I hope others have answered your question. Adding to what others have said, the same code can be written as follows:

(int*)(&val)[1]= A*(y) + (B - C)

where (int*) will type cast &val as an implicit pointer to an integer which points to the address of val and [1] indicates the first integer location ahead of the location where val is stored.

This is how arrays are interpreted. Say you have an array

int a[10];

For this array, 'a' is a pointer which points to the base address ( address of the element a[0] ), and a[i] is nothing but *(a+i), i.e. the element which is i locations ahead of the first element of the array.

Answer 2

This is not correct code and you should never use it

Imagine this class:

class A {
    int number = 10;
    public:
    void print(){ std::cout << number; }
};

The int number is private for the access not the use!

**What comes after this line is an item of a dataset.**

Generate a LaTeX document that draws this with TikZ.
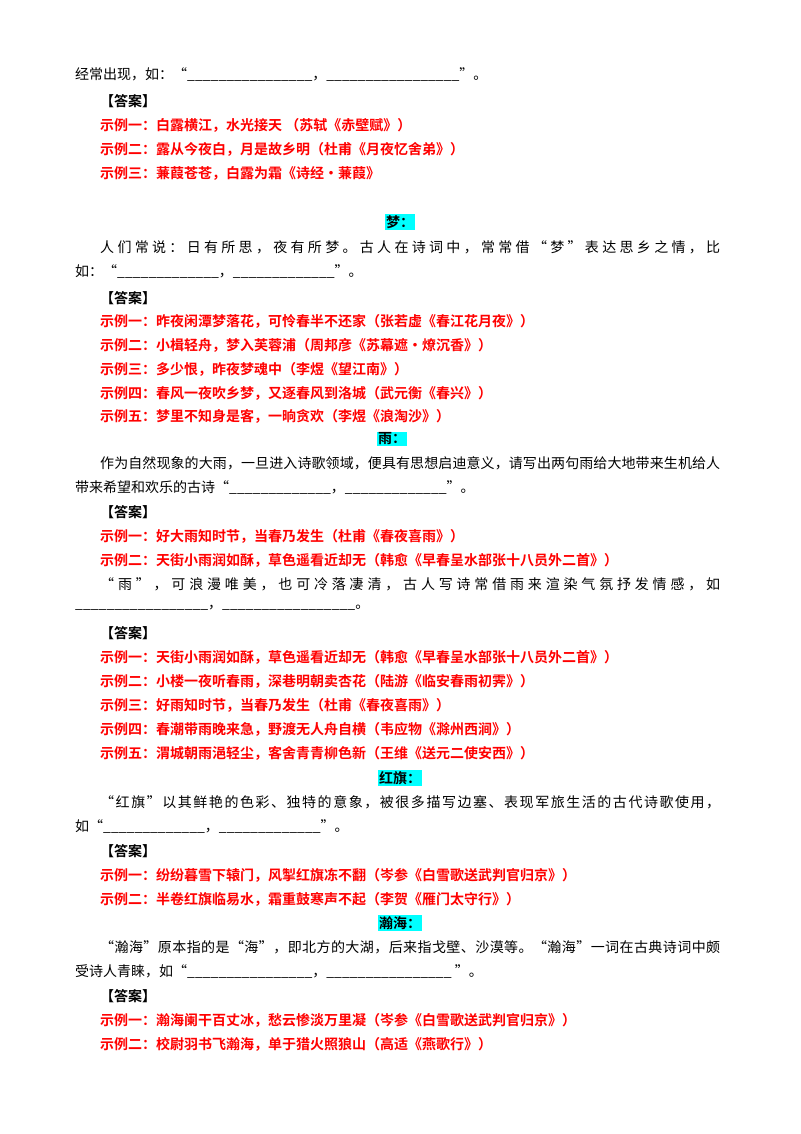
\documentclass[tikz,border=0pt]{standalone}
\usepackage{fontspec}
\setmainfont{Noto Sans CJK SC}[BoldFont={Noto Sans CJK SC Bold}]
\definecolor{hl}{RGB}{0,255,255}
\definecolor{ansred}{RGB}{255,0,0}
\def\sprchar#1{\ifx#1\relax\else#1\hfil\expandafter\sprchar\fi}
\newcommand\jline[1]{\hbox to 620pt{\sprchar#1\relax\unskip}}
\begin{document}
\begin{tikzpicture}[x=1pt,y=-1pt,
  body/.style={anchor=west,inner sep=0pt,font=\fontsize{14}{16}\selectfont},
  ans/.style={body,text=ansred,font=\fontsize{14}{16}\selectfont\bfseries},
  key/.style={body,font=\fontsize{14}{16}\selectfont\bfseries},
  head/.style={inner sep=1pt,fill=hl,font=\fontsize{14}{16}\selectfont\bfseries}]
\useasboundingbox (0,0) rectangle (800,1134);
\node[body] (l1) at (75,75) {经常出现，如：“\_\_\_\_\_\_\_\_\_\_\_\_\_\_\_\_，\_\_\_\_\_\_\_\_\_\_\_\_\_\_\_\_\_”。};
\node[key] (k1) at (100,101) {【答案】};
\node[ans] (a11) at (100,125) {示例一：白露横江，水光接天 （苏轼《赤壁赋》）};
\node[ans] (a12) at (100,149) {示例二：露从今夜白，月是故乡明（杜甫《月夜忆舍弟》）};
\node[ans] (a13) at (100,173) {示例三：蒹葭苍苍，白露为霜《诗经·蒹葭》};
\node[head] (h2) at (400,222) {梦：};
\node[body] (l2) at (100,247) {\jline{人们常说：日有所思，夜有所梦。古人在诗词中，常常借“梦”表达思乡之情，比}};
\node[body] (l3) at (75,272) {如：“\_\_\_\_\_\_\_\_\_\_\_\_\_，\_\_\_\_\_\_\_\_\_\_\_\_\_”。};
\node[key] (k2) at (100,298) {【答案】};
\node[ans] (a21) at (100,321) {示例一：昨夜闲潭梦落花，可怜春半不还家（张若虚《春江花月夜》）};
\node[ans] (a22) at (100,345) {示例二：小楫轻舟，梦入芙蓉浦（周邦彦《苏幕遮·燎沉香》）};
\node[ans] (a23) at (100,369) {示例三：多少恨，昨夜梦魂中（李煜《望江南》）};
\node[ans] (a24) at (100,393) {示例四：春风一夜吹乡梦，又逐春风到洛城（武元衡《春兴》）};
\node[ans] (a25) at (100,416) {示例五：梦里不知身是客，一晌贪欢（李煜《浪淘沙》）};
\node[head] (h3) at (392,439) {雨：};
\node[body] (l4) at (100,463) {\jline{作为自然现象的大雨，一旦进入诗歌领域，便具有思想启迪意义，请写出两句雨给大地带来生机给人}};
\node[body] (l5) at (75,488) {带来希望和欢乐的古诗“\_\_\_\_\_\_\_\_\_\_\_\_\_，\_\_\_\_\_\_\_\_\_\_\_\_\_”。};
\node[key] (k3) at (100,512) {【答案】};
\node[ans] (a31) at (100,536) {示例一：好大雨知时节，当春乃发生（杜甫《春夜喜雨》）};
\node[ans] (a32) at (100,560) {示例二：天街小雨润如酥，草色遥看近却无（韩愈《早春呈水部张十八员外二首》）};
\node[body] (l6) at (100,584) {\jline{“雨”，可浪漫唯美，也可冷落凄清，古人写诗常借雨来渲染气氛抒发情感，如}};
\node[body] (l7) at (75,608) {\_\_\_\_\_\_\_\_\_\_\_\_\_\_\_\_\_，\_\_\_\_\_\_\_\_\_\_\_\_\_\_\_\_\_。};
\node[key] (k4) at (100,633) {【答案】};
\node[ans] (a41) at (100,657) {示例一：天街小雨润如酥，草色遥看近却无（韩愈《早春呈水部张十八员外二首》）};
\node[ans] (a42) at (100,681) {示例二：小楼一夜听春雨，深巷明朝卖杏花（陆游《临安春雨初霁》）};
\node[ans] (a43) at (100,705) {示例三：好雨知时节，当春乃发生（杜甫《春夜喜雨》）};
\node[ans] (a44) at (100,729) {示例四：春潮带雨晚来急，野渡无人舟自横（韦应物《滁州西涧》）};
\node[ans] (a45) at (100,753) {示例五：渭城朝雨浥轻尘，客舍青青柳色新（王维《送元二使安西》）};
\node[head] (h4) at (400,778) {红旗：};
\node[body] (l8) at (100,802) {\jline{“红旗”以其鲜艳的色彩、独特的意象，被很多描写边塞、表现军旅生活的古代诗歌使用，}};
\node[body] (l9) at (75,827) {如“\_\_\_\_\_\_\_\_\_\_\_\_\_，\_\_\_\_\_\_\_\_\_\_\_\_\_”。};
\node[key] (k5) at (100,851) {【答案】};
\node[ans] (a51) at (100,875) {示例一：纷纷暮雪下辕门，风掣红旗冻不翻（岑参《白雪歌送武判官归京》）};
\node[ans] (a52) at (100,899) {示例二：半卷红旗临易水，霜重鼓寒声不起（李贺《雁门太守行》）};
\node[head] (h5) at (400,923) {瀚海：};
\node[body] (l10) at (100,947) {\jline{“瀚海”原本指的是“海”，即北方的大湖，后来指戈壁、沙漠等。“瀚海”一词在古典诗词中颇}};
\node[body] (l11) at (75,972) {受诗人青睐，如“\_\_\_\_\_\_\_\_\_\_\_\_\_\_\_\_，\_\_\_\_\_\_\_\_\_\_\_\_\_\_\_\_ ”。};
\node[key] (k6) at (100,996) {【答案】};
\node[ans] (a61) at (100,1020) {示例一：瀚海阑干百丈冰，愁云惨淡万里凝（岑参《白雪歌送武判官归京》）};
\node[ans] (a62) at (100,1044) {示例二：校尉羽书飞瀚海，单于猎火照狼山（高适《燕歌行》）};
\end{tikzpicture}
\end{document}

So how can we access this private int.

Simply:

A obj;
*( (int*) ( &obj ) ) = 100;
obj.print();

output

100

---

demo

Now if you would have more than one data then how to access?

by this syntax:
*((int*)(&val) +1)

It says:
find the address of the first data,
one index go ahead,
cast it to the int*,
then dereference it,
then initialize it

Answer 3

Divide expression *((int*)(&val) +1) into smaller ones to understand it:

1. take address of val (&val) and treat it as a pointer to an int (int *)
2. add 1 +1 to this pointer which means 'move pointer to next int' as it was an array of ints.
3. finaly by combining * and = apply right hand side expression to int pointed by pointer.

Answer 4

&val take the address of val
(int*)(&val) consider this address as a pointer to int
(int*)(&val) +1 increment this address by 1 (times sizeof(int))
*((int*)(&val) +1) = ... assign the right hand side value at this incremented address

Answer 5

It is interpreting val as if it was an array of integers, and storing the result of the right hand expression in its second element. To understand exactly the point of it all you should provide some more context (my guess: is it manipulating the raw content of double values?)

Notice that, depending on the type of val, this may be undefined behavior due to strict aliasing rules.